If you read my post over at GigaOM you can see what I thought was the biggest takeaway from Thursday’s open FCC meeting at Stanford. Now that I’ve finally walked all the way across campus to find my car (could there have been any place in the Bay area with more congested parking and access?), here’s a quick take on the winners and
losers not-so-winners from the latest skirmish in net neutrality:
1) Kevin Martin, FCC Chairman. By bending over backwards politically and hosting a meeting on Larry Lessig’s turf, Martin gets to claim he is truly an objective chairman, in search of only the truth. Now back to Washington, where he can scuttle the Skype wireless Carterphone petition.

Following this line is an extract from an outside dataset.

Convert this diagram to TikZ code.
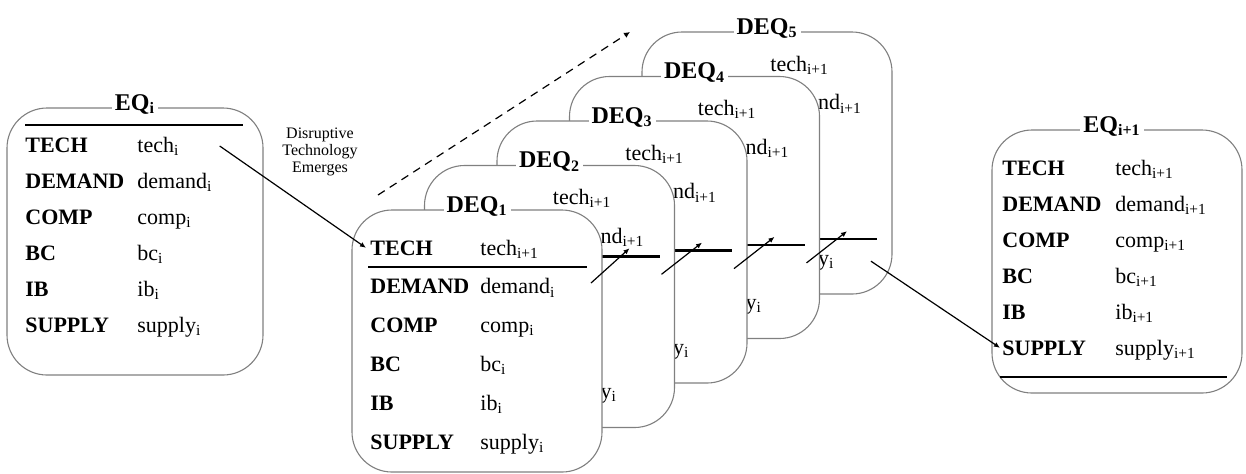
\documentclass[tikz,border=0pt]{standalone}
\usepackage{fontspec}
\setmainfont{Liberation Serif}
\usetikzlibrary{arrows.meta}
\newcommand{\idx}[1]{\textsubscript{#1}}

\tikzset{
  panel/.style={draw=black!50, line width=0.55pt, rounded corners=20pt, fill=white},
  paneltitle/.style={fill=white, inner xsep=1.5pt, inner ysep=0pt, font=\fontsize{12}{14}\selectfont\bfseries},
  key/.style={anchor=base west, inner sep=0pt, font=\fontsize{11}{13}\selectfont\bfseries},
  val/.style={anchor=base west, inner sep=0pt, font=\fontsize{11}{13}\selectfont},
  rule/.style={line width=1.2pt},
  flow/.style={line width=0.6pt, -{Latex[length=3pt,width=2.6pt]}},
  trend/.style={line width=0.6pt, dash pattern=on 4pt off 3pt, -{Latex[length=3pt,width=3pt]}},
}

\begin{document}
\begin{tikzpicture}[x=0.5pt, y=-0.5pt]
\useasboundingbox (0,0) rectangle (1246,473);

% equilibrium i
\draw[panel] (7,108) rectangle (263,375);
\node[paneltitle] (eqi) at (135,104) {EQ\idx{i}};
\draw[rule] (25,125) -- (243,125);
\foreach \rw/\lab/\val in {1/TECH/tech, 2/DEMAND/demand, 3/COMP/comp, 4/BC/bc, 5/IB/ib, 6/SUPPLY/supply} {
  \node[key] (eqi-k\rw) at (25,{152+36*(\rw-1)}) {\lab};
  \node[val] (eqi-v\rw) at (137,{152+36*(\rw-1)}) {\val\idx{i}};
}

% stages behind the front one: only what shows past the box in front
\foreach \st in {5,4,3,2} {
\begin{scope}[shift={({72.5*(\st-1)},{-44.5*(\st-1)})}]
  \draw[panel] (352,210) rectangle (602,472);
  \node[paneltitle] (dq\st) at (477,206) {DEQ\idx{\st}};
  \foreach \rw/\val in {1/tech, 2/demand} {
    \node[val] (dq\st-v\rw) at (480,{249+38.8*(\rw-1)}) {\val\idx{i+1}};
  }
  \node[val] (dq\st-v6) at (480,443) {supply\idx{i}};
  \draw[rule] (368,{262+38.8*(\st-1)}) -- (587,{262+38.8*(\st-1)});
  \coordinate (dq\st-in) at (557,{254+38.8*(\st-1)});
  \coordinate (dq\st-out) at (589,{280+38.8*(\st-1)});
\end{scope}
}

% front stage
\draw[panel] (352,210) rectangle (602,472);
\node[paneltitle] (dq1) at (477,206) {DEQ\idx{1}};
\foreach \rw/\lab/\val/\sb in {1/TECH/tech/i+1, 2/DEMAND/demand/i, 3/COMP/comp/i, 4/BC/bc/i, 5/IB/ib/i, 6/SUPPLY/supply/i} {
  \node[key] (dq1-k\rw) at (370,{255+38.8*(\rw-1)}) {\lab};
  \node[val] (dq1-v\rw) at (480,{255+38.8*(\rw-1)}) {\val\idx{\sb}};
}
\draw[rule] (368,267) -- (587,267);
\coordinate (dq1-out) at (591,283);

% equilibrium i+1
\draw[panel] (992,130) rectangle (1242,393);
\node[paneltitle] (eqn) at (1112,126) {EQ\idx{i+1}};
\foreach \rw/\lab/\val in {1/TECH/tech, 2/DEMAND/demand, 3/COMP/comp, 4/BC/bc, 5/IB/ib, 6/SUPPLY/supply} {
  \node[key] (eqn-k\rw) at (1002,{175+36*(\rw-1)}) {\lab};
  \node[val] (eqn-v\rw) at (1115,{175+36*(\rw-1)}) {\val\idx{i+1}};
}
\draw[rule] (1000,377) -- (1227,377);

% shock and propagation
\node[font=\fontsize{8}{8.5}\selectfont, align=center] (shock) at (320,152) {Disruptive\\Technology\\Emerges};
\draw[flow] ([xshift=20pt]eqi-v1.east) -- ([xshift=-2pt]dq1-k1.west);
\foreach \st/\nx in {1/2, 2/3, 3/4, 4/5}
  \draw[flow] (dq\st-out) -- (dq\nx-in);
\draw[flow] ([xshift=-4pt,yshift=-2pt]dq5-out) -- ([xshift=-1pt]eqn-k6.west);

\coordinate (tstart) at (378,195);
\coordinate (tend) at (630,32);
\draw[trend] (tstart) -- (tend);
\end{tikzpicture}
\end{document}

2) Larry Lessig, Stanford Law prof. See here for more explanation. (Or watch video on Lessig’s own blog.) The only slip in Lessig’s presentation was an arcane dip into a somewhat semantic difference between Lessig’s views on net neutrality, and the recent bill proposed by Mass. Rep. Ed Markey. If the leading net neutrality proponents have differences, shouldn’t they work them out internally? Saying he doesn’t agree completely with Markey just muddles the pro-net neutrality message, something you will never see happening from the other side.
3) Jason Devitt, CEO, Skydeck. One of the newest spokespersons on the net neutrality side, Devitt made some great points Thursday about how PCs are open platforms, but cell phones are not. Expect to see more of this argument, following the Carterphone lead set by folks like Skype’s Christopher Libertelli.

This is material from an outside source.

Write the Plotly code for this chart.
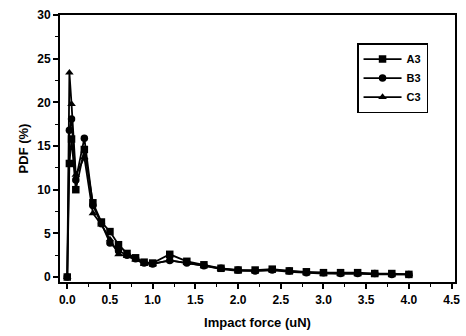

4) Robert “Robb” Topolski, Comcast-blocking hunter. It’s one thing to be geeky enough to spot and call out a major service provider for its misdeeds. It’s quite another to appear at a very public forum and not just hold your own ground (impressing seasoned tech reporters in the process), but to be confident enough to smack down an FCC commissioner, in this case Republican Robert McDowell.
While most of the reports out of the meeting cited Topolski’s comments toward Comcast, he added onto his presentation by pointedly and publicly correcting McDowell on the latter’s misconceptions about Comcast’s practices (McDowell had tried to assert during his remarks that Comcast was only blocking uploads, which Topolski disagreed with).
(I was going to call this section “losers” but that seemed a bit harsh; let’s just say folks in this category failed to impress.)
1) Robert McDowell and Deborah Tate, FCC commissioners. Not much original thought from these two commishes — they could just simply step up to the podium, and say, “big business has told us not to regulate anything in telecom,” and sit down. Whenever you hear politicians, lobbyists or bureaucrats trot out the line about the fear of “unintended consequences” when referring to potential legislation, you know where those words are coming from — big campaign contributors who don’t want Washington mucking around in their profit streams. These two deserved more than the light boos they got. There are valid opinions on the side of lesser regulation, but merely citing the fear of “unintended consequences” isn’t enough. Or shouldn’t be, for regulators at the highest level.
2) Comcast, AT&T, and Verizon. Conspicuous by their absence, the big carriers are just making it easy for people to say they aren’t interested in finding a solution to the net neutrality question, only getting their way.
FLAK JACKET AWARD
1) George Ou, independent network engineer (who used to have a well-read blog over at ZDNet). With all the telco folks missing in action, poor George was left alone to defend the ideas of net-management-not-net-neutrality, and I thought he didn’t do his own past writing justice.
Like other folks I talked to in the audience (including neighbor and Sling Media CEO Blake Krikorian, who had similar comments during his presentation), I’d rather see a different approach to these debates, maybe in a format that allows for more technical give-and-take. Like many folks with more technical details to discuss, Ou seemed handicapped against rhetoric pros like Harold Feld. Too bad, because this debate needs more folks with network expertise, and less D.C. lobbyist types.